The only issue remaining in the consumer’s appeal was his claim that his loan servicer had improperly demanded recovery of attorney’s fees through a demand letter and the filing of a complaint.  The Eleventh Circuit rejected this claim due to the statute of limitations for claims under the FDCPA (the consumer had waited over a year after the allegedly offending letter to bring his claims) and because requesting the court to award attorney’s fees did not constitute a debt collection insofar as the complaint simply requested the court determine what fees, if any, the consumer should owe.

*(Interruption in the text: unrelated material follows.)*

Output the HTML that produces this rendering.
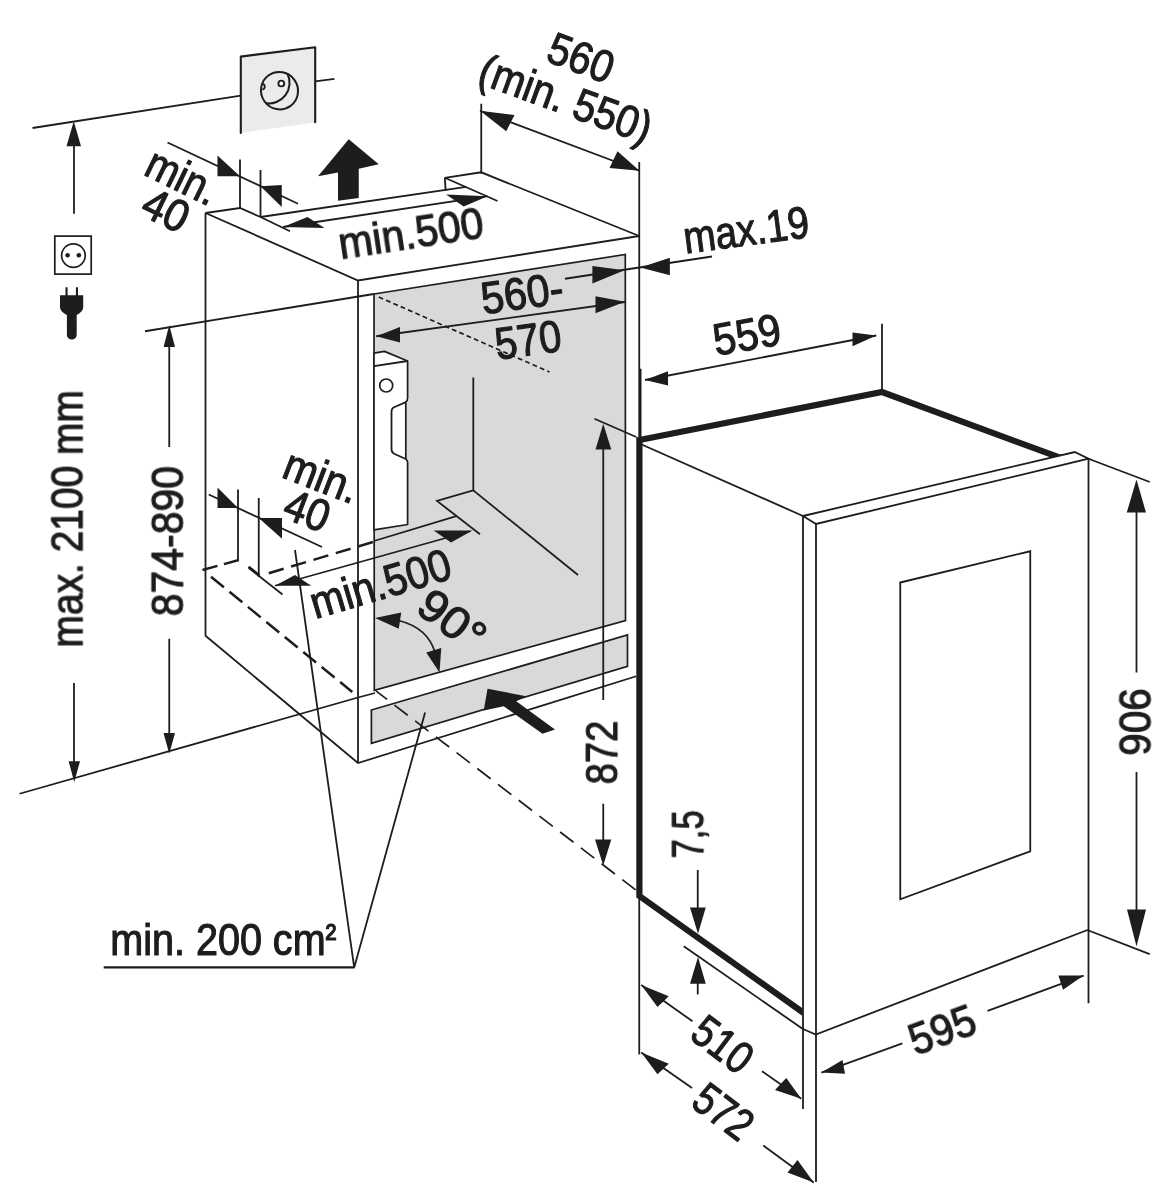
<!DOCTYPE html>
<html>
<head>
<meta charset="utf-8">
<title>Installation dimensions</title>
<style>
html,body{margin:0;padding:0;background:#fff;}
body{width:1168px;height:1200px;overflow:hidden;}
svg{display:block;}
.l{stroke:#1d1d1b;stroke-width:1.8;fill:none;stroke-linecap:butt;}
.k{stroke:#1d1d1b;stroke-width:6.2;fill:none;stroke-linejoin:miter;}
.a{fill:#1d1d1b;stroke:none;}
.g{fill:#d9d9d9;stroke:#1d1d1b;stroke-width:1.7;}
.t{font-family:"Liberation Sans",sans-serif;font-size:45px;fill:#1d1d1b;stroke:#1d1d1b;stroke-width:1.15;stroke-linejoin:round;text-anchor:middle;}
</style>
</head>
<body>
<svg width="1168" height="1200" viewBox="0 0 1168 1200">
<rect x="0" y="0" width="1168" height="1200" fill="#ffffff"/>

<!-- ===== GREY AREAS ===== -->
<g id="fills">
<polygon points="240.5,56.3 315.5,47 315.5,122.5 240.5,133" fill="#ebebeb"/>
<polygon class="g" points="374,294 625.3,254.5 625.5,620.5 374.3,690.3"/>
<polygon class="g" points="371.4,710 627.5,635 627.5,666.25 371.4,743.3"/>
</g>

<!-- ===== CEILING / SOCKET ===== -->
<g id="ceiling">
<path class="l" style="stroke-linecap:butt" d="M32.5,128 L240.8,95.7 M315.2,81.4 L334.5,78.8"/>
<path class="l" style="stroke-width:2.1;stroke-linecap:round;stroke-linejoin:round" d="M240.8,133 L240.8,56.6 L315.2,47.2 L315.2,122.3"/>
<ellipse class="l" style="stroke-width:2" cx="279.5" cy="90.7" rx="18.4" ry="18.8" transform="rotate(-35 279.5 90.7)"/>
<path class="l" style="stroke-width:2" d="M287.4,73.6 A20.6,20.6 0 0 1 265.3,103.1"/>
<circle cx="281.3" cy="83.5" r="2.9" fill="#ffffff" stroke="#1d1d1b" stroke-width="1.9"/>
<path class="l" style="stroke-width:1.8" d="M262.2,83.7 A3,3 0 0 1 262.4,89.6"/>
</g>

<!-- ===== LEFT DIMENSION max.2100 ===== -->
<g id="dim2100">
<path class="l" d="M74,146 L74,213.75 M74,683 L74,762"/>
<polygon class="a" points="73.75,121.25 66.5,146.25 81,146.25"/>
<polygon class="a" points="74.25,782 68.6,761.25 80,761.25"/>
<rect x="54.8" y="236.1" width="36.4" height="38" fill="none" stroke="#1d1d1b" stroke-width="1.7"/>
<circle cx="73.4" cy="255.6" r="11.8" fill="none" stroke="#1d1d1b" stroke-width="1.7"/>
<circle class="a" cx="67.6" cy="255.2" r="2.3"/>
<circle class="a" cx="78.85" cy="255.2" r="2.3"/>
<path class="a" d="M65.5,287.3 h2.1 v8 h8.3 v-8 h2.1 v8 h5.2 v12 Q83.2,311.8 76.7,315 V334.7 A4.9,4.9 0 0 1 66.9,334.7 V315 Q60,311.8 60,307.3 v-12 h5.5 z"/>
</g>

<!-- ===== FLOOR LINE ===== -->
<path class="l" d="M19.5,793.75 L358,697.5 L375,693"/>

<!-- ===== 874-890 ===== -->
<g id="dim874">
<path class="l" d="M145,331.25 L373.75,294"/>
<path class="l" d="M169.25,346 L169.25,447 M169.25,638.75 L169.25,734"/>
<polygon class="a" points="169.25,325 163.6,347 175,347"/>
<polygon class="a" points="169.25,753.75 163.5,733 175,733"/>
</g>

<!-- ===== CABINET ===== -->
<g id="cabinet">
<path class="l" d="M205.5,213 L205.5,635.75 L358,763 L636.25,676.25"/>
<path class="l" d="M358,280.5 L358,763"/>
<path class="l" d="M205.5,213 L358,280.5 L639.25,236"/>
<path class="l" d="M205.5,213 L240,208 L260.5,217 L290,231.25"/>
<path class="l" d="M260.5,217 L466.2,186.8"/>
<path class="l" d="M444.8,177.8 L445.7,191"/>
<path class="l" d="M444.8,177.8 L481.2,172.3 L639.25,236"/>
<path class="l" d="M444.8,177.8 L497.5,201"/>
<path class="l" d="M639.25,162 L639.25,440"/>
<path class="l" d="M640.6,368.75 L640.6,440"/>
<path class="l" d="M481.25,103.75 L481.25,173.5"/>
</g>

<!-- ===== min.40 top ===== -->
<g id="min40top">
<path class="l" d="M167.5,142.5 L298,203.75"/>
<path class="l" d="M240,159.5 L240,208 M260.5,170 L260.5,217"/>
<polygon class="a" points="240,176.3 217.5,155.5 217.5,176.3"/>
<polygon class="a" points="260.5,186.25 281.75,185 281.75,207"/>
</g>

<!-- ===== min.500 top ===== -->
<g id="min500top">
<path class="l" d="M283,227 L487.6,196.2"/>
<polygon class="a" points="283,227 307.5,217 324.5,228"/>
<polygon class="a" points="487.6,196.2 446.1,194.5 463.7,206.5"/>
<polygon class="a" points="348.75,139.25 378.75,164.25 358.75,168.75 358.75,198 338,200.75 338,172.5 318,176.25"/>
</g>

<!-- ===== 560 (min.550) ===== -->
<g id="dim560">
<path class="l" d="M480,110.75 L639.5,170.75"/>
<polygon class="a" points="480,110.75 514.5,115 506.25,131.25"/>
<polygon class="a" points="639.5,170.75 617.5,151.25 609.5,168"/>
</g>

<!-- ===== max.19 ===== -->
<g id="max19">
<path class="l" d="M565,278.75 L712,256.5"/>
<polygon class="a" points="624.5,270.3 592.4,266 592.4,283.4"/>
<polygon class="a" points="640.2,267.4 669.9,257.7 669.9,275.2"/>
</g>

<!-- ===== 560-570 ===== -->
<g id="dim570">
<path class="l" d="M376.25,336.25 L625,302"/>
<polygon class="a" points="376.25,336.25 400,327 400,342.5"/>
<polygon class="a" points="624.8,301.8 595.5,296.2 595.5,313.2"/>
<path class="l" style="stroke-width:1.7" d="M378.75,297 L549.5,372" stroke-dasharray="4.8,3.2"/>
</g>

<!-- ===== HINGE PART ===== -->
<g id="hinge">
<path d="M374,353.1 L384.5,351.4 L407.6,361 L407.6,397.7 Q407.6,401 405.8,402.1 L405.8,459 Q407.6,460 407.6,462.4 L407.6,524.5 L374,529.8 Z" fill="#ffffff" stroke="#1d1d1b" stroke-width="1.7" stroke-linejoin="round"/>
<path class="l" d="M374,366.2 L407.6,361"/>
<path class="l" style="stroke-linejoin:round" d="M405.8,402.1 L394.1,407.3 Q391.5,408.5 391.5,411.7 L391.5,449.3 Q391.5,452.5 394.1,453.7 L405.8,459"/>
<circle cx="386.2" cy="385.5" r="6.5" fill="#ffffff" stroke="#1d1d1b" stroke-width="1.7"/>
</g>

<!-- ===== INTERIOR LINES ===== -->
<g id="interior">
<path class="l" d="M473.3,377.6 L473.3,490.4 L437,500.9 L480,534.2"/>
<path class="l" d="M473.3,490.4 L578,575"/>
<path class="l" d="M374,541 L457.1,515.8"/>
</g>

<!-- ===== min.40 lower ===== -->
<g id="min40low">
<path class="l" d="M208.75,494.5 L322,547"/>
<path class="l" d="M238,489.5 L238,560 M258.75,498 L258.75,577"/>
<polygon class="a" points="238,508 217.5,487.5 217.5,508"/>
<polygon class="a" points="258.75,518 282,518 282,538.75"/>
</g>

<!-- ===== min.500 lower ===== -->
<g id="min500low">
<path class="l" d="M275,585.75 L470,531.25"/>
<polygon class="a" points="275,585.75 295,575 311.25,585.75"/>
<polygon class="a" points="472.5,530.5 433.75,530.5 451,542.5"/>
<path class="l" d="M248.75,568 L282.5,594.5"/>
</g>

<!-- ===== DASHED LINES ===== -->
<g id="dashed">
<path class="l" style="stroke-width:2.5" d="M202.5,570 L240,559.7" stroke-dasharray="15.5,6.7"/>
<path class="l" style="stroke-width:2.5" d="M268.8,573.2 L373.7,541.8" stroke-dasharray="15.5,7.8"/>
<path class="l" style="stroke-width:2.5" d="M211,576.8 L352.3,692" stroke-dasharray="16.6,7.2"/>
<path class="l" style="stroke-width:2.5" d="M248.5,566.75 L259.5,575.5"/>
<path class="l" style="stroke-width:1.7" d="M375.9,690.9 L637.5,891.25" stroke-dasharray="16.8,9.3" stroke-dashoffset="2.8"/>
</g>

<!-- ===== 90 deg ===== -->
<g id="deg90">
<path class="l" d="M398.75,620.5 Q428,628 435,652.5"/>
<polygon class="a" points="375,618 401.25,612.5 398.75,628.75"/>
<polygon class="a" points="439.5,672.5 426.25,652.5 441.25,648"/>
</g>

<!-- ===== big arrow in ===== -->
<polygon class="a" points="487.5,688.75 526.25,696.25 516.25,701.25 555,729.5 542.5,733.75 503.75,706.25 483.75,710.5"/>

<!-- ===== 872 ===== -->
<g id="dim872">
<path class="l" d="M594.5,418.75 L636.25,437"/>
<path class="l" d="M603.25,448 L603.25,700 M603.25,803.75 L603.25,840"/>
<polygon class="a" points="603.25,423.75 595.5,449.5 611.25,449.5"/>
<polygon class="a" points="603.25,865.5 595,839.5 611.25,839.5"/>
</g>

<!-- ===== LEADERS + LABEL ===== -->
<g id="label">
<path class="l" d="M295,550 L354.2,967.4 L425.1,712.4"/>
<path class="l" style="stroke-width:2.1" d="M103.7,967.4 L354.6,967.4"/>
</g>

<!-- ===== APPLIANCE ===== -->
<g id="appliance">
<path class="l" d="M640,443.75 L803,516"/>
<path class="l" d="M683.75,946.25 L802.5,1028.75"/>
<path class="l" d="M639.25,895 L639.25,1054.5"/>
<path class="l" d="M882,323.75 L882,392"/>
<path class="k" d="M639.4,437.5 L639.4,896 L806,1014.6"/>
<path class="k" d="M637,440.5 L882,392 L1060,457.7"/>
<polygon points="803,516 1074.75,452 1088.5,458.75 1088.5,930 815.75,1034.5 802.5,1028.75" fill="#ffffff"/>
<path class="l" d="M803,516 L1074.75,452 L1088.5,458.75 L816,524 Z"/>
<path class="l" d="M816,524 L816,1182"/>
<path class="l" d="M803,516 L803,1109"/>
<path class="l" d="M1088.5,458.75 L1088.5,1003.3"/>
<path class="l" d="M802.5,1028.75 L815.75,1034.5 L1087.5,930"/>
<path class="l" d="M900.25,582.5 L1030.25,551.25 L1030.25,851.25 L900.25,899.25 Z"/>
</g>

<!-- ===== 559 ===== -->
<g id="dim559">
<path class="l" d="M645,380 L876.25,335.5"/>
<polygon class="a" points="645,380 668,371.25 668,385.5"/>
<polygon class="a" points="876.25,335.5 852.5,332.5 852.5,346.25"/>
</g>

<!-- ===== 906 ===== -->
<g id="dim906">
<path class="l" d="M1088.5,458.75 L1149.75,482 M1087.3,930 L1149.7,954.2"/>
<path class="l" d="M1136.5,511 L1136.5,672.5 M1136.5,772 L1136.5,911"/>
<polygon class="a" points="1136.5,479.5 1126.75,512.5 1146,512.5"/>
<polygon class="a" points="1136.5,946.6 1127,909.5 1146,909.5"/>
</g>

<!-- ===== 7,5 ===== -->
<g id="dim75">
<path class="l" d="M697.75,870 L697.75,908 M697.75,983 L697.75,994.5"/>
<polygon class="a" points="698,933.75 690,907.5 705.75,907.5"/>
<polygon class="a" points="698,957 690,983.75 705.75,983.75"/>
</g>

<!-- ===== 510 / 572 / 595 ===== -->
<g id="dimbottom">
<path class="l" d="M641.25,985 L692.5,1021.25 M762,1071.25 L801.25,1098.75"/>
<polygon class="a" points="641.25,985 668.75,996.25 657.5,1007"/>
<polygon class="a" points="801.25,1098.75 786.25,1078 775,1090"/>
<path class="l" d="M641.25,1052.5 L692,1088 M763.25,1145.5 L813.75,1182.5"/>
<polygon class="a" points="641.25,1052.5 668.75,1063.75 657.5,1074.25"/>
<polygon class="a" points="813.75,1182.5 797.5,1160 787.5,1172.5"/>
<path class="l" d="M821.4,1072.6 L902.4,1043.4 M987.5,1010.9 L1083.6,975.6"/>
<polygon class="a" points="821.4,1072.6 842.5,1060 845,1073.75"/>
<polygon class="a" points="1083.6,975.6 1058.4,975.6 1063,989.8"/>
</g>

<!-- ===== TEXT ===== -->
<g id="text" class="t" opacity="0.999">
<text transform="translate(581.2,57.3) rotate(20.6) scale(0.895,1)" y="16">560</text>
<text transform="translate(566,98.2) rotate(20) scale(0.89,1)" y="16">(min. 550)</text>
<text transform="translate(410.75,232.5) rotate(-8.5) scale(0.913,1)" y="16">min.500</text>
<text transform="translate(182.7,175.9) rotate(26) scale(0.878,1)" y="16">min.</text>
<text transform="translate(166.3,209.6) rotate(26) scale(0.92,1)" y="16">40</text>
<text transform="translate(746.1,229.4) rotate(-7.5) scale(0.857,1)" y="16">max.19</text>
<text transform="translate(521.9,292.7) rotate(-8) scale(0.917,1)" y="16">560-</text>
<text transform="translate(528,339.4) rotate(-8) scale(0.885,1)" y="16">570</text>
<text transform="translate(746.75,334.2) rotate(-10) scale(0.905,1)" y="16">559</text>
<text transform="translate(66.4,518.8) rotate(-90) scale(0.865,1)" y="16">max. 2100 mm</text>
<text transform="translate(166.8,541.1) rotate(-90) scale(0.91,1)" y="16">874-890</text>
<text transform="translate(321.8,475.7) rotate(21) scale(0.905,1)" y="16">min.</text>
<text transform="translate(307.4,510) rotate(21) scale(0.9,1)" y="16">40</text>
<text transform="translate(380.2,583.1) rotate(-16.5) scale(0.905,1)" y="16">min.500</text>
<text transform="translate(452.5,620) rotate(37) scale(1.06,1)" y="16">90°</text>
<text transform="translate(601.1,752.5) rotate(-90) scale(0.85,1)" y="16">872</text>
<text transform="translate(687.2,834.3) rotate(-90) scale(0.77,1)" y="16">7,5</text>
<text transform="translate(1135.5,722) rotate(90) scale(0.9,1)" y="16">906</text>
<text transform="translate(723,1043.95) rotate(37) scale(0.85,1)" y="16">510</text>
<text transform="translate(723.75,1111.25) rotate(37) scale(0.83,1)" y="16">572</text>
<text transform="translate(942,1029.3) rotate(-20.3) scale(0.907,1)" y="16">595</text>
<text transform="translate(223.3,938.6) rotate(0) scale(0.879,1)" y="16">min. 200 cm<tspan font-size="37" dy="-4.5">²</tspan></text>
</g>
</svg>
</body>
</html>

The Green opinion is of particular import for its carve out for mortgage statements from the definition of debt collection. This holding is useful in a variety of circumstances, but it should be noted that the Eleventh Circuit recognized an exception “that a monthly statement that is in conformity with TILA may nevertheless include additional language that constitutes debt collection.” Thus, lenders and loan servicers would do well to hew closely to the requirements of TILA when crafting mortgage statements so as to ensure that they are not misconstrued as debt collection activity.